In a recent string of statements, several Fox News personalities have argued that due process is simply too hard when it comes to deporting immigrants. It’s too slow, too cumbersome, too inconvenient. We’re told that judges and hearings and rights are “luxuries” we can’t afford. That when it comes to undocumented people, we should just expel first and ask questions never.
Let that sink in.
We are now publicly debating whether or not people should have a right to defend themselves before the government strips them of everything. And for what? For political points? For ratings? For applause lines at rallies?
No.
When you take due process from one, you take it from us all.
Due Process Is Not a Technicality—It’s the Core of Liberty
Due process isn’t red tape. It isn’t a loophole to be closed. It’s not some bureaucratic indulgence we can toss aside when it’s politically expedient. It is the line between order and tyranny, justice and abuse. The idea that no person—no person—should be punished, detained, or deported by the government without the chance to be heard, to defend themselves, and to demand the evidence against them.
And if that sounds like too much work, then you are unfit to speak about freedom.
Because if you can justify shredding due process for one group, you’ve already accepted that it’s optional for all groups.

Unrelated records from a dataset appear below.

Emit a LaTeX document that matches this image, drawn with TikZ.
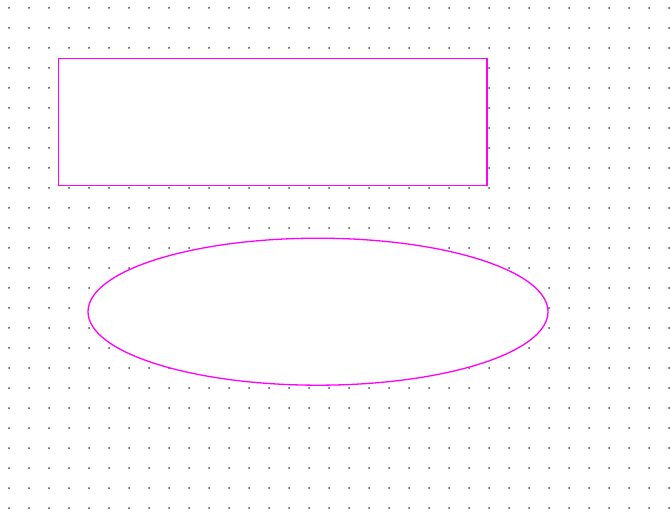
\documentclass[tikz,border=0pt]{standalone}
\usepackage{xcolor}
\usepackage{tikz}
\usetikzlibrary{shapes.geometric}
\definecolor{shapemagenta}{RGB}{255, 0, 255}
\definecolor{gridgray}{RGB}{70, 70, 70}

\begin{document}
\begin{tikzpicture}[
    x=1pt, y=-1pt,
    gridpoint/.style={circle, fill=gridgray, inner sep=0pt, minimum size=2pt},
    framebox/.style={rectangle, draw=shapemagenta, line width=1.3pt,
                     fill=white, inner sep=0pt,
                     minimum width=428.5pt, minimum height=127pt},
    oval/.style={ellipse, draw=shapemagenta, line width=1.3pt,
                 fill=white, inner sep=0pt,
                 minimum width=460pt, minimum height=147pt}
]
\useasboundingbox (0,0) rectangle (670,513);

% Dot grid
\foreach \i in {0,...,33} {
  \foreach \j in {0,...,25} {
    \node[gridpoint] at ({9+20*\i},{8+20*\j}) {};
  }
}

% Shapes
\node[framebox] (panel) at (272.75,122) {};
\node[oval] (blob) at (318,311.7) {};

\end{tikzpicture}
\end{document}
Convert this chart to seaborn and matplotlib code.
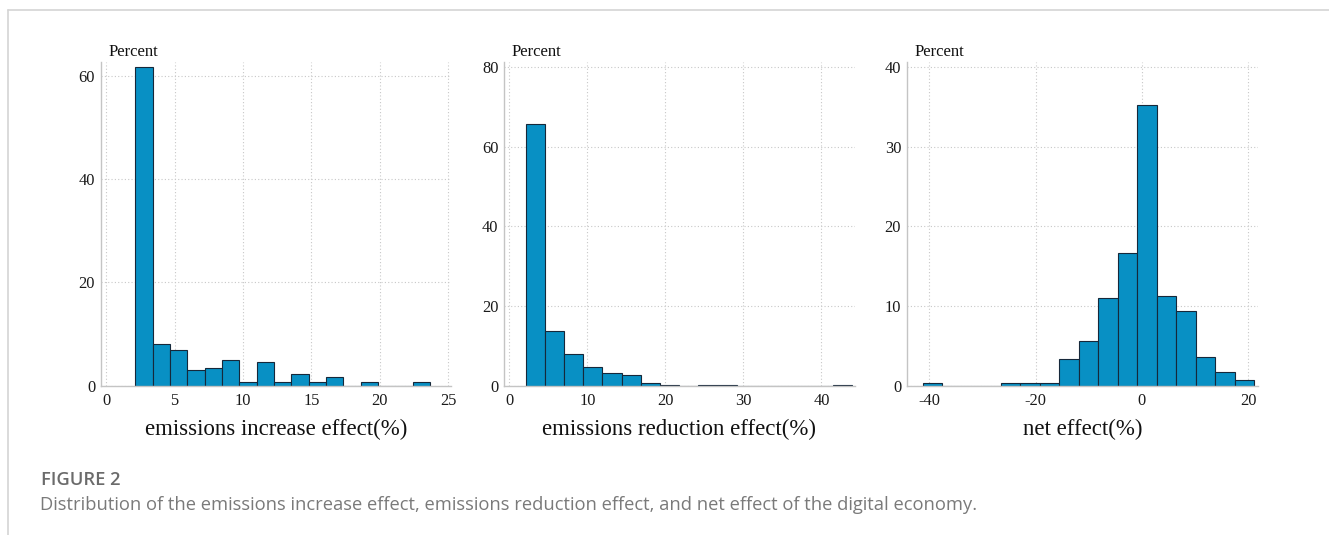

When you take due process from one, you take it from us all.
This Isn’t Just About Immigrants—It’s About You
It starts with immigrants because that’s the easy sell. Because it’s always easy to erode rights from the people you’ve dehumanized, from those without power, from the ones your audience is primed to fear. But once due process is eroded for them, it’s not long before it’s you who’s being judged unworthy of it.
History does not whisper here—it screams. When rights become conditional, they always shrink inward, until only the powerful are protected and the rest of us are subjects, not citizens.
So when Fox News nods along to the idea that it’s “too hard” to provide hearings before deporting people, they aren’t talking about national security. They’re talking about normalizing authoritarianism.
And they’re doing it with a smile.
When you take due process from one, you take it from us all.
The Constitution Does Not Come with an Exception Clause for Ratings
The Constitution doesn’t say “liberty and justice for all, unless it’s inconvenient.” It doesn’t say “equal protection, unless the person looks like they crossed a border.” The protections of due process apply to everyone on U.S. soil for a reason—because a government that can act without constraint against one person can do it to any person.
Today, it’s an undocumented immigrant.
Tomorrow, it’s a protester.
The day after, it’s you.
When you take due process from one, you take it from us all.
If the Process Is Hard, Fix the System—Don’t Burn the Constitution
If the immigration courts are overwhelmed, if the system is backlogged and broken, reform it. Fund it. Staff it. Modernize it. But do not pretend that the solution is to simply eliminate the guardrails that keep government power in check.
Doing so doesn’t make us stronger. It doesn’t make us safer.
It just makes us more vulnerable to the next person in power who decides that you are the next group not worth the trouble.
Because once due process becomes optional, it becomes extinct.
And when you take due process from one, you take it from us all.